- TASK DIRECTIONS -
Pictures stay out of this copy, which runs from the first line of the material through the line containing "from matplotlib.patches import Rectangle".

- DATA -
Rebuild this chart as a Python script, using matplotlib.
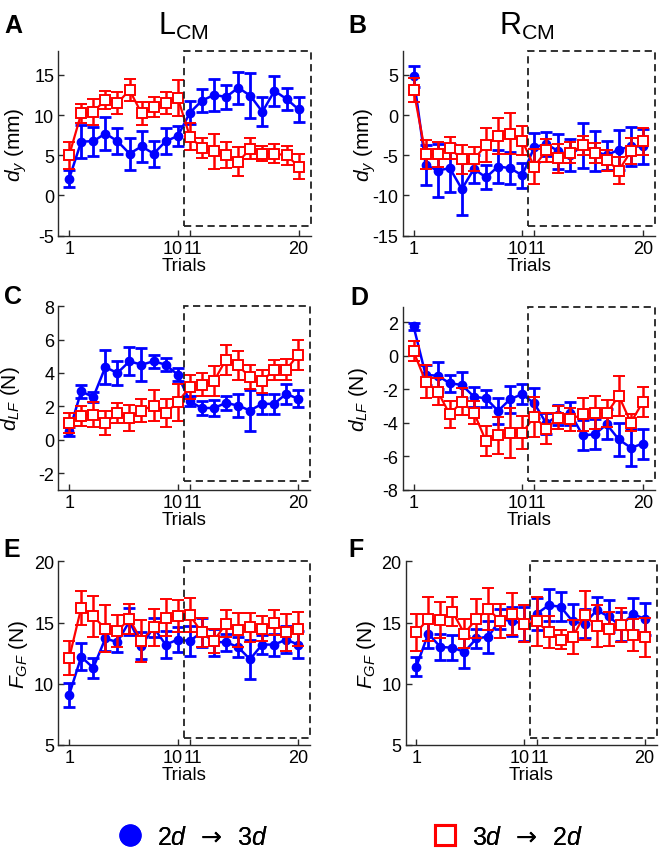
import matplotlib
matplotlib.use('Agg')
import matplotlib.pyplot as plt
import matplotlib.transforms as mtrans
from matplotlib.lines import Line2D
from matplotlib.patches import Rectangle

plt.rcParams['font.family'] = ['Liberation Sans', 'DejaVu Sans']
plt.rcParams['mathtext.fontset'] = 'custom'
plt.rcParams['mathtext.rm'] = 'Liberation Sans'
plt.rcParams['mathtext.it'] = 'Liberation Sans:italic'
plt.rcParams['mathtext.bf'] = 'Liberation Sans:bold'
plt.rcParams['axes.unicode_minus'] = False

# ---------------- data ----------------
trials = list(range(1, 21))
xtick_vals = [1, 10, 11, 20]
xtick_labels = ['1', '10', '11', '20']
xlabel_text = 'Trials'
col_titles = [r'L$_{\mathregular{CM}}$', r'R$_{\mathregular{CM}}$']
panel_letters = ['A', 'B', 'C', 'D', 'E', 'F']
ylabels = [r'$d_y$ (mm)', r'$d_y$ (mm)', r'$d_{LF}$ (N)', r'$d_{LF}$ (N)',
           r'$F_{GF}$ (N)', r'$F_{GF}$ (N)']
legend_labels = ['$2d$  \u2192  $3d$', '$3d$  \u2192  $2d$']

# Panel A  (L_CM, d_y)
A_blue = [2.1, 6.7, 6.75, 7.7, 6.75, 5.2, 6.1, 5.2, 6.75, 7.4,
          10.3, 11.8, 12.5, 12.25, 13.4, 12.4, 10.4, 13.0, 12.0, 10.7]
A_blue_err = [1.1, 2.1, 1.8, 2.1, 1.6, 2.0, 1.9, 1.6, 1.6, 1.3,
              1.4, 1.4, 2.0, 1.5, 2.0, 2.8, 1.8, 1.9, 1.4, 1.6]
A_red = [5.0, 10.2, 10.4, 11.9, 11.5, 13.1, 10.2, 11.0, 11.5, 12.1,
         7.3, 5.9, 5.5, 5.0, 4.2, 5.8, 5.2, 5.2, 5.0, 3.6]
A_red_err = [1.7, 1.2, 1.6, 1.1, 1.4, 1.4, 1.4, 1.3, 1.4, 2.2,
             1.7, 1.3, 2.2, 1.6, 1.8, 1.3, 0.9, 1.2, 1.2, 1.6]

# Panel B  (R_CM, d_y)
B_blue = [4.8, -6.2, -6.9, -6.6, -9.2, -6.7, -7.75, -6.4, -6.6, -7.5,
          -4.0, -3.6, -4.5, -5.0, -3.75, -4.5, -5.0, -4.3, -3.9, -3.9]
B_blue_err = [1.3, 2.5, 3.3, 3.0, 3.2, 1.7, 1.5, 2.0, 2.0, 1.6,
              1.8, 1.5, 2.2, 2.0, 2.8, 2.5, 1.8, 2.5, 2.4, 2.2]
B_red = [3.1, -4.9, -4.9, -4.1, -5.5, -5.5, -3.75, -2.6, -2.3, -3.2,
         -6.4, -4.4, -5.4, -4.7, -3.75, -4.7, -5.6, -6.9, -4.5, -3.25]
B_red_err = [1.5, 1.8, 1.5, 1.4, 1.8, 1.5, 2.1, 2.2, 2.5, 1.8,
             2.2, 1.4, 1.8, 1.3, 1.2, 1.2, 1.3, 1.7, 1.6, 1.7]

# Panel C  (L_CM, d_LF)
C_blue = [0.5, 2.9, 2.55, 4.35, 4.0, 4.7, 4.5, 4.7, 4.5, 3.9,
          2.3, 1.9, 1.9, 2.2, 2.05, 1.75, 2.15, 2.15, 2.75, 2.45]
C_blue_err = [0.25, 0.4, 0.3, 1.0, 0.7, 0.85, 1.0, 0.4, 0.4, 0.4,
              0.3, 0.4, 0.5, 0.4, 0.7, 1.2, 0.6, 0.6, 0.6, 0.5]
C_red = [1.0, 1.45, 1.5, 1.0, 1.6, 1.3, 1.75, 2.05, 1.6, 2.25,
         3.15, 3.3, 3.5, 4.8, 4.45, 3.75, 3.5, 4.2, 4.2, 5.1]
C_red_err = [0.6, 0.6, 0.75, 0.7, 0.6, 0.8, 0.7, 0.9, 0.85, 1.1,
             0.7, 0.7, 0.9, 0.9, 0.85, 0.7, 0.7, 0.6, 0.65, 0.9]

# Panel D  (R_CM, d_LF)
D_blue = [1.75, -1.15, -1.2, -1.65, -1.75, -2.45, -2.55, -3.3, -2.6, -2.3,
          -2.85, -4.05, -3.55, -3.45, -4.75, -4.7, -4.1, -5.0, -5.5, -5.25]
D_blue_err = [0.2, 0.6, 0.8, 0.5, 0.8, 0.6, 0.5, 0.8, 0.8, 0.6,
              0.9, 0.6, 0.6, 0.7, 0.9, 0.9, 0.9, 1.0, 1.1, 0.9]
D_red = [0.25, -1.55, -2.15, -3.5, -2.75, -3.4, -5.1, -4.75, -4.6, -4.6,
         -3.65, -4.35, -3.7, -3.8, -3.5, -3.4, -3.45, -2.4, -4.0, -2.75]
D_red_err = [0.6, 1.0, 0.8, 0.8, 0.8, 0.7, 0.9, 1.1, 1.5, 1.0,
             1.2, 0.9, 0.7, 0.7, 1.0, 1.0, 0.8, 1.2, 0.5, 0.9]

# Panel E  (L_CM, F_GF)
E_blue = [9.1, 12.2, 11.3, 13.7, 13.4, 15.1, 13.1, 14.6, 13.2, 13.6,
          13.5, 14.2, 13.4, 13.4, 13.0, 12.0, 13.2, 13.2, 13.6, 13.2]
E_blue_err = [1.0, 1.1, 0.8, 1.0, 0.8, 1.1, 1.1, 0.8, 1.1, 1.0,
              1.2, 1.2, 1.1, 0.7, 0.8, 1.6, 0.8, 0.9, 1.1, 1.1]
E_red = [12.1, 16.2, 15.5, 14.5, 14.3, 15.3, 13.5, 14.6, 15.4, 15.5,
         15.6, 14.2, 13.5, 14.9, 14.4, 14.6, 14.5, 15.0, 14.2, 14.5]
E_red_err = [1.4, 1.4, 1.7, 1.9, 1.3, 1.2, 1.7, 1.5, 1.5, 1.3,
             1.4, 1.2, 1.0, 1.1, 1.4, 1.2, 1.0, 1.0, 1.5, 1.4]

# Panel F  (R_CM, F_GF)
F_blue = [11.4, 14.1, 13.0, 12.95, 12.6, 13.7, 13.85, 15.3, 15.1, 14.9,
          15.7, 16.4, 16.3, 15.1, 14.9, 16.0, 15.5, 14.7, 15.7, 15.3]
F_blue_err = [0.8, 1.2, 1.1, 1.0, 1.3, 0.8, 1.3, 0.8, 1.2, 1.4,
              1.3, 1.3, 1.2, 1.4, 1.2, 1.1, 1.3, 1.2, 1.3, 1.3]
F_red = [14.2, 15.3, 15.2, 15.9, 14.1, 15.3, 16.1, 15.1, 15.7, 14.9,
         15.1, 14.2, 13.6, 13.8, 15.6, 14.7, 14.5, 14.8, 14.0, 13.8]
F_red_err = [1.5, 1.8, 1.5, 1.2, 1.2, 1.6, 1.7, 1.4, 1.7, 1.5,
             2.0, 1.3, 0.8, 1.4, 2.0, 1.7, 1.4, 1.4, 1.3, 1.6]

ylims = [(-5, 18), (-15, 8), (-3, 8), (-8, 2.9), (5, 20), (5, 20)]
yticks = [[-5, 0, 5, 10, 15], [-15, -10, -5, 0, 5], [-2, 0, 2, 4, 6, 8],
          [-8, -6, -4, -2, 0, 2], [5, 10, 15, 20], [5, 10, 15, 20]]
box_bottoms = [-3.75, -13.75, -2.5, -7.5, 5.6, 5.6]
box_left = 10.5
xlim = (0.1, 21.0)

blue_means = [A_blue, B_blue, C_blue, D_blue, E_blue, F_blue]
blue_errs = [A_blue_err, B_blue_err, C_blue_err, D_blue_err, E_blue_err, F_blue_err]
red_means = [A_red, B_red, C_red, D_red, E_red, F_red]
red_errs = [A_red_err, B_red_err, C_red_err, D_red_err, E_red_err, F_red_err]

# ---------------- layout (pixels) ----------------
W, H = 660, 853
fig = plt.figure(figsize=(W / 100, H / 100), dpi=100)

# left, top, right, bottom in pixels
ax_px = [(58.3, 51.7, 310.7, 236.7), (402.7, 51.7, 655.0, 236.7),
         (58.3, 307.3, 310.3, 490.7), (402.7, 308.0, 655.0, 490.7),
         (58.3, 562.3, 310.3, 746.0), (405.5, 562.3, 656.7, 746.0)]
ylabel_x_px = [16, 365, 11, 359, 19, 367]
letter_px = [(13, 26), (357, 26), (13, 297), (359, 298), (12, 550), (356, 550)]
tick_shift_px = [0, -5, 3, 0]

BLUE = '#0000ff'
RED = '#ff0000'
AXC = '#2a2a2a'

for i in range(6):
    l, t, r, b = ax_px[i]
    ax = fig.add_axes([l / W, 1 - b / H, (r - l) / W, (b - t) / H])
    ax.errorbar(trials, blue_means[i], yerr=blue_errs[i], fmt='-o', color=BLUE,
                ms=6, lw=1.8, elinewidth=2.0, capsize=4, capthick=2.0, zorder=3)
    ax.errorbar(trials, red_means[i], yerr=red_errs[i], fmt='-s', color=RED,
                mfc='white', mec=RED, ms=7.5, mew=1.4, lw=1.6, elinewidth=1.8,
                capsize=4, capthick=1.8, zorder=4)
    ax.set_xlim(*xlim)
    ax.set_ylim(*ylims[i])
    ax.set_yticks(yticks[i])
    ax.set_xticks(xtick_vals)
    ax.set_xticklabels(xtick_labels)
    ax.tick_params(direction='in', length=4, width=1, color=AXC,
                   labelsize=13, pad=3)
    for lab, sh in zip(ax.get_xticklabels(), tick_shift_px):
        if sh:
            lab.set_transform(lab.get_transform() +
                              mtrans.ScaledTranslation(sh / 100, 0, fig.dpi_scale_trans))
    for s in ['top', 'right']:
        ax.spines[s].set_visible(False)
    for s in ['left', 'bottom']:
        ax.spines[s].set_color(AXC)
        ax.spines[s].set_linewidth(1.0)
    ax.set_xlabel(xlabel_text, fontsize=13.5, labelpad=0)
    yl0, yl1 = ylims[i]
    rect = Rectangle((box_left, box_bottoms[i]), xlim[1] - box_left,
                     yl1 - box_bottoms[i], fill=False, ec='#222222', lw=1.3,
                     ls=(0, (4, 2.5)), zorder=5, clip_on=False)
    ax.add_patch(rect)
    ax.set_ylabel(ylabels[i], fontsize=15, rotation=90, ha='center', va='center')
    ax.yaxis.set_label_coords((ylabel_x_px[i] - l) / (r - l), 0.5)
    lx, ly = letter_px[i]
    fig.text(lx / W, 1 - ly / H, panel_letters[i], fontsize=18, fontweight='bold',
             ha='center', va='center')

# column titles
fig.text(183.5 / W, 1 - 35 / H, col_titles[0], fontsize=22, ha='center', va='baseline')
fig.text(527 / W, 1 - 35 / H, col_titles[1], fontsize=22, ha='center', va='baseline')

# legend
h_blue = Line2D([], [], ls='none', marker='o', ms=15, mfc=BLUE, mec=BLUE)
h_red = Line2D([], [], ls='none', marker='s', ms=14, mfc='white', mec=RED, mew=2.2)
leg_y = 1 - 838 / H
for h, lab, x0 in [(h_blue, legend_labels[0], 117), (h_red, legend_labels[1], 432)]:
    lg = fig.legend(handles=[h], labels=[lab], loc='center left',
                    bbox_to_anchor=(x0 / W, leg_y), frameon=False,
                    prop={'family': ['DejaVu Sans'], 'size': 18},
                    handlelength=1.0, handletextpad=0.6, borderpad=0,
                    borderaxespad=0)
    fig.add_artist(lg)

fig.savefig('out.png', dpi=100)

- WRITTEN RESPONSE -
Rebuild this chart as a Python script, using matplotlib.
import matplotlib
matplotlib.use('Agg')
import matplotlib.pyplot as plt
import matplotlib.transforms as mtrans
from matplotlib.lines import Line2D
from matplotlib.patches import Rectangle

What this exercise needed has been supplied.